Des yeux clairs à éclat métallique, le front comme martelé par des coups de pouce de statuaire génial, de grands cheveux auréolant la tête, noirs ainsi que la moustache, tout l’être nerveux, un sensitif exacerbé par de subtiles impressions de nature, Allan Edgar Poë devenu villageois dans le Berri.

Rollinat regrette Paris parfois : « Quand je rentre dans certains crépuscules, j’ai de la nostalgie, je voudrais qu’en ouvrant une fenêtre il m’arrivât une bouffée de boulevard, seulement pendant cinq minutes ! »

Poète et musicien, les deux ne faisant qu’un, sachant noter l’harmonie des choses et combiner le rythme des mots, connaissant les mille onomatopées éparses sur la terre, il est bien l’aède antique qui va chantant ses vers en toute la sincérité et la conviction de son art. Sa muse est une sphinge à la crinière de couleuvres et de vipères, aux regards profonds d’ombre, aux lèvres terribles de vampire, à la croupe rude et annelée de squelette.

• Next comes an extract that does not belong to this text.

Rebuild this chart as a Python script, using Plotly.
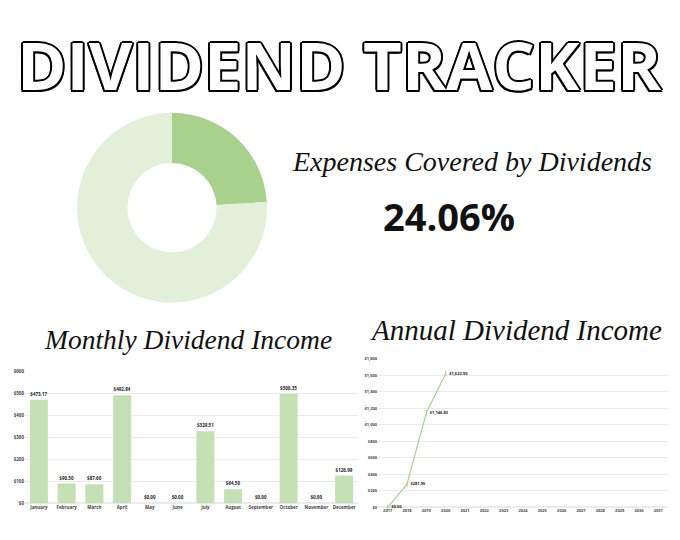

Le rêveur des grands bois, le campagnard de là-bas, le solitaire des brandes, familier aux bruits de la nature, aux « aboiements des chiens dans la nuit », est l’acteur né d’un art théâtral unique, d’une mélodramatique musique effroyablement suggestive. Rollinat se met au piano, plaque de ses doigts nerveux des accords répétés, se penche sur l’instrument comme pour l’étreindre, rejette sa tête en arrière comme dans un recul d’épouvante, et, d’une voix tour à tour caverneuse, vibrante, douce ou formidable, chante la mélopée du fou, et l’on est saisi alors malgré soi d’un trouble même pénible d’admiration, des frissons vous courent dans les moelles, la jouissance artistique confine au malaise, c’est tenaillant et douloureux, – c’est superbe !

COLLODIO.

 

 

Remarques de Régis Crosnier :

– 1 – L’ensemble de ce texte va constituer le début de l’article La Vie littéraire signé Maurice Guillemot, entièrement consacré à la présentation du livre Les Apparitions de Maurice Rollinat, paru dans le Gil Blas du 29 juin 1896, page 2.

– 2 – Maurice Guillemot (1859-1931) est un journaliste et un écrivain. Il est également le fondateur de la Société internationale des aquarellistes.

– 3 – Dans l’article du Pierrot, Maurice Rollinat est qualifié d’ « aède antique » ; cette expression a été corrigée dans La Vie littéraire en « aède rustique ».